Last year, to mark National Technology Awakening Day Aug. 10, President Bacharudin Jusuf Habibie awarded the Catholic priest the Kalyanakretya (superior work) Medal for his contribution to architectural technology. Earlier, the association of Indonesian architects awarded him twice.
In the 1970s Father Mangunwijaya was involved in a social work project initiated by the Java Protestant Church to help scavengers build simple, clean homes at the bank of the Code River in Yogyakarta.
The interreligious collaboration known as the Code River project earned the priest a human rights award in 1986 from the Jakarta-based Indonesian legal aid institute, and another award in 1995 from the Aga Khan international Islamic foundation based in Geneva.

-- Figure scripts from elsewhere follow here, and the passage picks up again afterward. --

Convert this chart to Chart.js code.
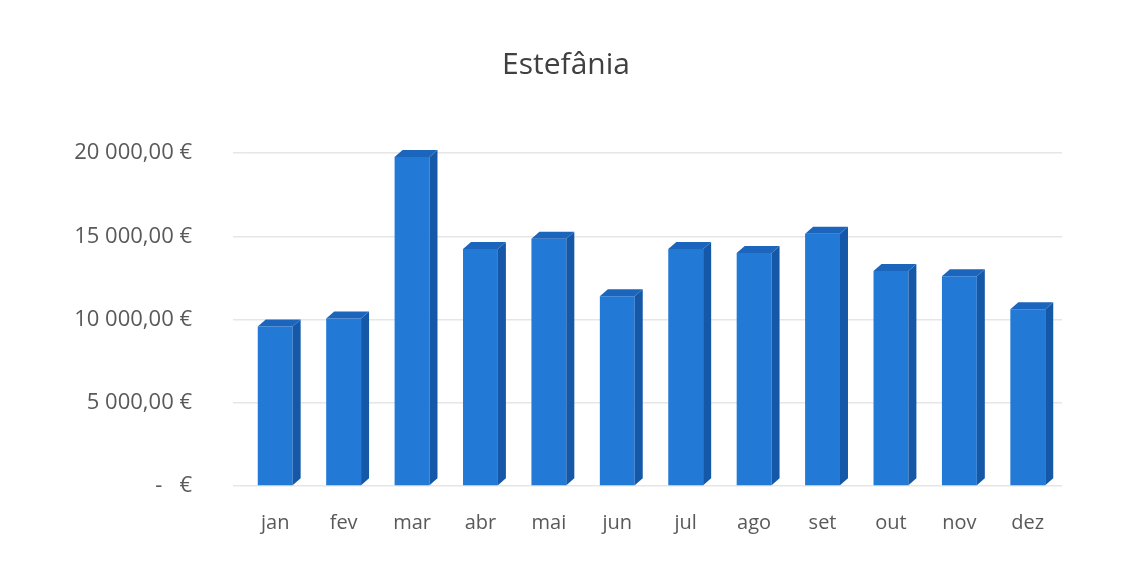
<!DOCTYPE html>
<html>
<head>
<meta charset="utf-8">
<script src="https://cdn.jsdelivr.net/npm/chart.js@4"></script>
<style>
  html, body { margin: 0; padding: 0; background: #fff; }
  #wrap { width: 1133px; height: 569px; }
</style>
</head>
<body>
<div id="wrap"><canvas id="chart"></canvas></div>
<script>
const months = ['jan', 'fev', 'mar', 'abr', 'mai', 'jun', 'jul', 'ago', 'set', 'out', 'nov', 'dez'];
const values = [9580, 10060, 19760, 14240, 14850, 11390, 14240, 14000, 15150, 12910, 12600, 10610];
const yTicks = [0, 5000, 10000, 15000, 20000];

// format like "20 000,00 €"
function euro(v) {
    if (v === 0) return '-   €';
    const s = Math.round(v).toString().replace(/\B(?=(\d{3})+(?!\d))/g, ' ');
    return s + ',00 €';
}

// fake the excel 3d look: a dark side face and a top cap on every bar
const bar3d = {
    id: 'bar3d',
    afterDatasetsDraw(chart) {
        const ctx = chart.ctx;
        const depth = 8;
        const rise = 7;
        chart.getDatasetMeta(0).data.forEach((bar) => {
            const left = bar.x - bar.width / 2;
            const right = bar.x + bar.width / 2;
            const top = bar.y;
            const bottom = bar.base;
            ctx.save();
            ctx.fillStyle = '#1558a8';
            ctx.beginPath();
            ctx.moveTo(right, top);
            ctx.lineTo(right + depth, top - rise);
            ctx.lineTo(right + depth, bottom - rise);
            ctx.lineTo(right, bottom);
            ctx.closePath();
            ctx.fill();
            ctx.fillStyle = '#1b65bd';
            ctx.beginPath();
            ctx.moveTo(left, top);
            ctx.lineTo(left + depth, top - rise);
            ctx.lineTo(right + depth, top - rise);
            ctx.lineTo(right, top);
            ctx.closePath();
            ctx.fill();
            ctx.restore();
        });
    }
};

new Chart(document.getElementById('chart'), {
    type: 'bar',
    data: {
        labels: months,
        datasets: [{
            data: values,
            backgroundColor: '#2379d6',
            barPercentage: 0.6,
            categoryPercentage: 0.85
        }]
    },
    options: {
        responsive: true,
        maintainAspectRatio: false,
        animation: false,
        layout: { padding: { left: 70, right: 71, top: 47, bottom: 17 } },
        plugins: {
            legend: { display: false },
            tooltip: { enabled: false },
            title: {
                display: true,
                text: 'Estefânia',
                color: '#404040',
                font: { family: 'Open Sans', size: 30, weight: 'normal' },
                padding: { top: 0, bottom: 70 }
            }
        },
        scales: {
            x: {
                grid: { display: false },
                border: { display: false },
                ticks: {
                    color: '#595959',
                    font: { family: 'Open Sans', size: 20 },
                    padding: 17
                }
            },
            y: {
                min: 0,
                max: 20000,
                afterBuildTicks: (axis) => { axis.ticks = yTicks.map(v => ({ value: v })); },
                afterFit: (axis) => { axis.width = 171; },
                grid: { color: '#e6e6e6', lineWidth: 1.5 },
                border: { display: false },
                ticks: {
                    color: '#595959',
                    font: { family: 'Open Sans', size: 22 },
                    padding: 41,
                    callback: (v) => euro(v)
                }
            }
        }
    },
    plugins: [bar3d]
});
</script>
</body>
</html>
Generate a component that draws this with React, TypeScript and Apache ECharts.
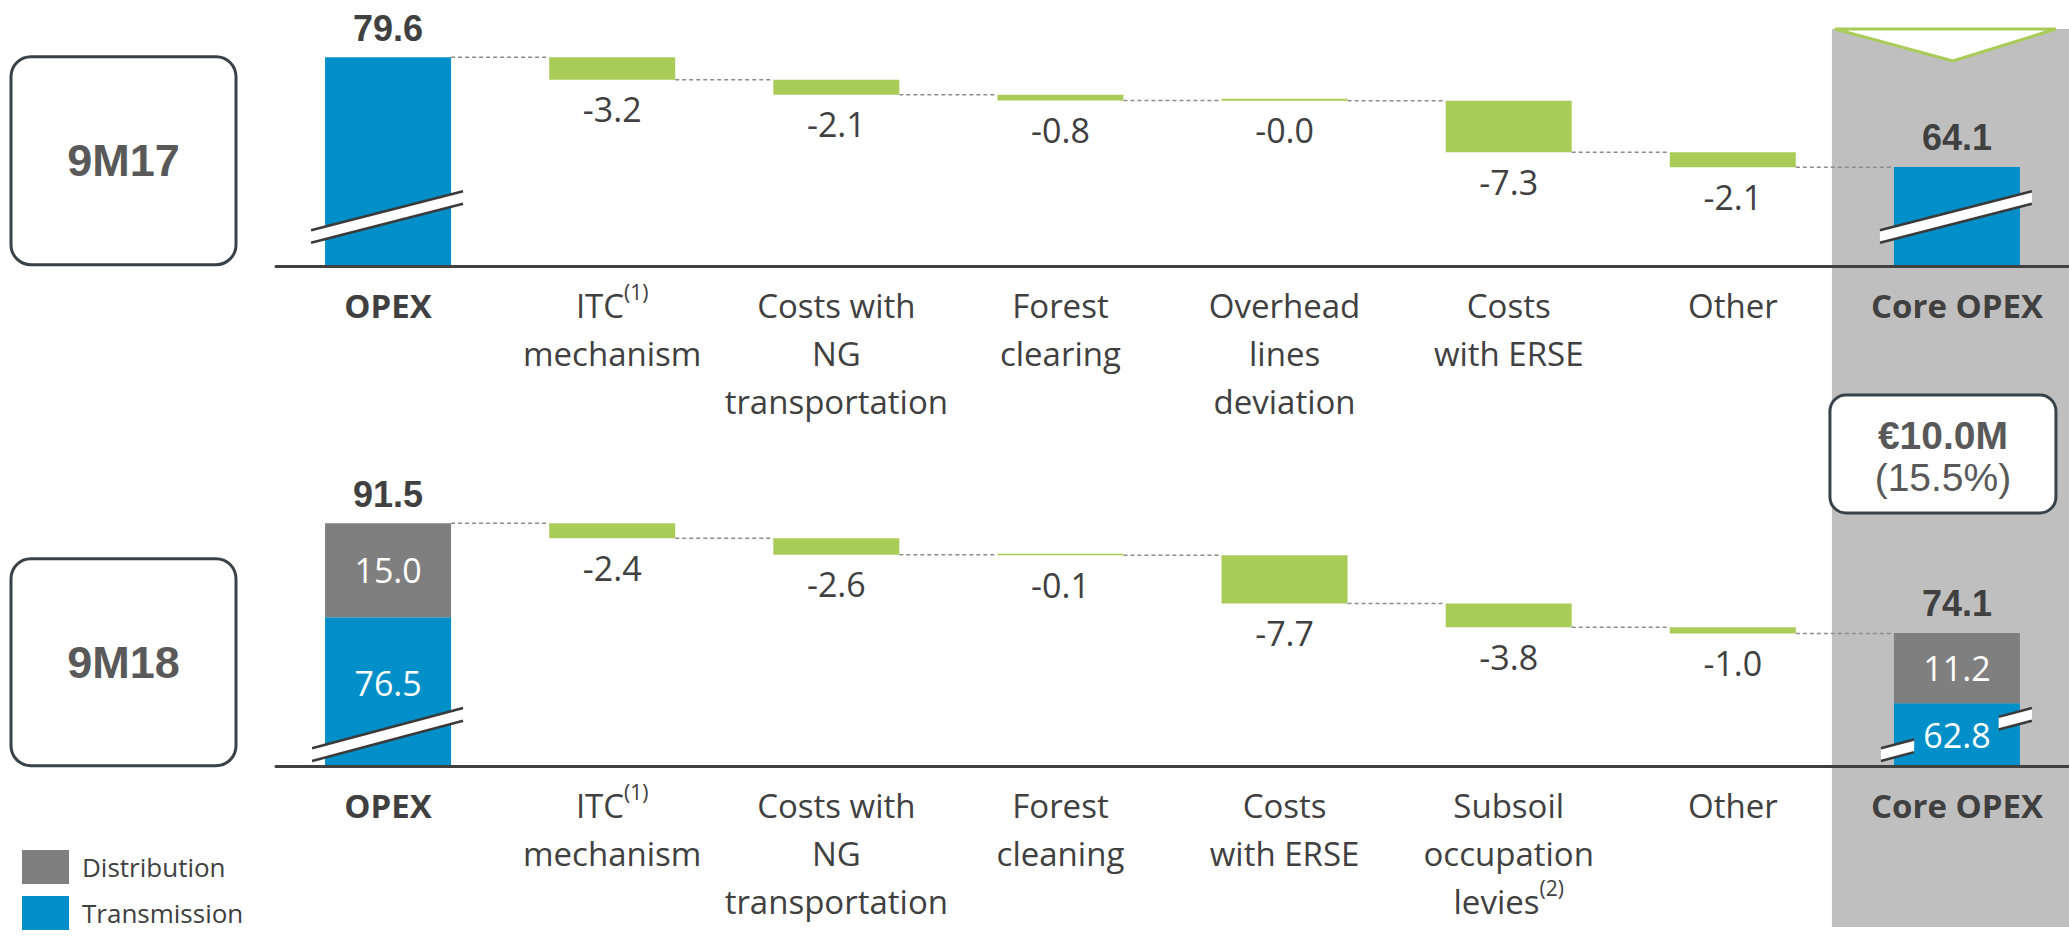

The Aga Khan Award committee cited the priest for developing housing for poor Muslims in the predominantly Muslim country.
In the late 1980s when the Yogyakarta provincial government planned to demolish the river bank housing, Father Mangunwijaya launched a hunger strike protest. A Muslim leader from East Java came to join him, sparking wide sympathy, and the government backed down.
In the field of literature Father Mangunwijaya won Thailand´s Queen Sirikit Southeast Asia Literature Award in 1981 for his novel "Burung-burung Manyar" (weaver birds). He produced five novels besides essays on various issues ranging from religion to science and national life.
In 1996 he received the Netherlands-based Professor Teeuw Award in recognition of his contributions to Indonesian literature and culture.
His wide range of activities won him friends from various backgrounds. One of his close associates was Abdurrachman Wahid, the charismatic leader of the 32-million strong Nahdlatul Ulama (awakening of Islamic scholar), the largest Islamic organization in the country.
Within the Indonesian Catholic Church, Father Mangunwijaya was noted for his criticism of the Church´s association with the establishment. But he was also a staunch defender of the Church´s involvement in social apostolate.
In 1989 when a group of Muslim leaders in Yogyakarta presented the visiting Pope John Paul II with a book alleging forced conversion through the Catholic Church´s social apostolate, Father Mangunwijaya challenged them to prove it.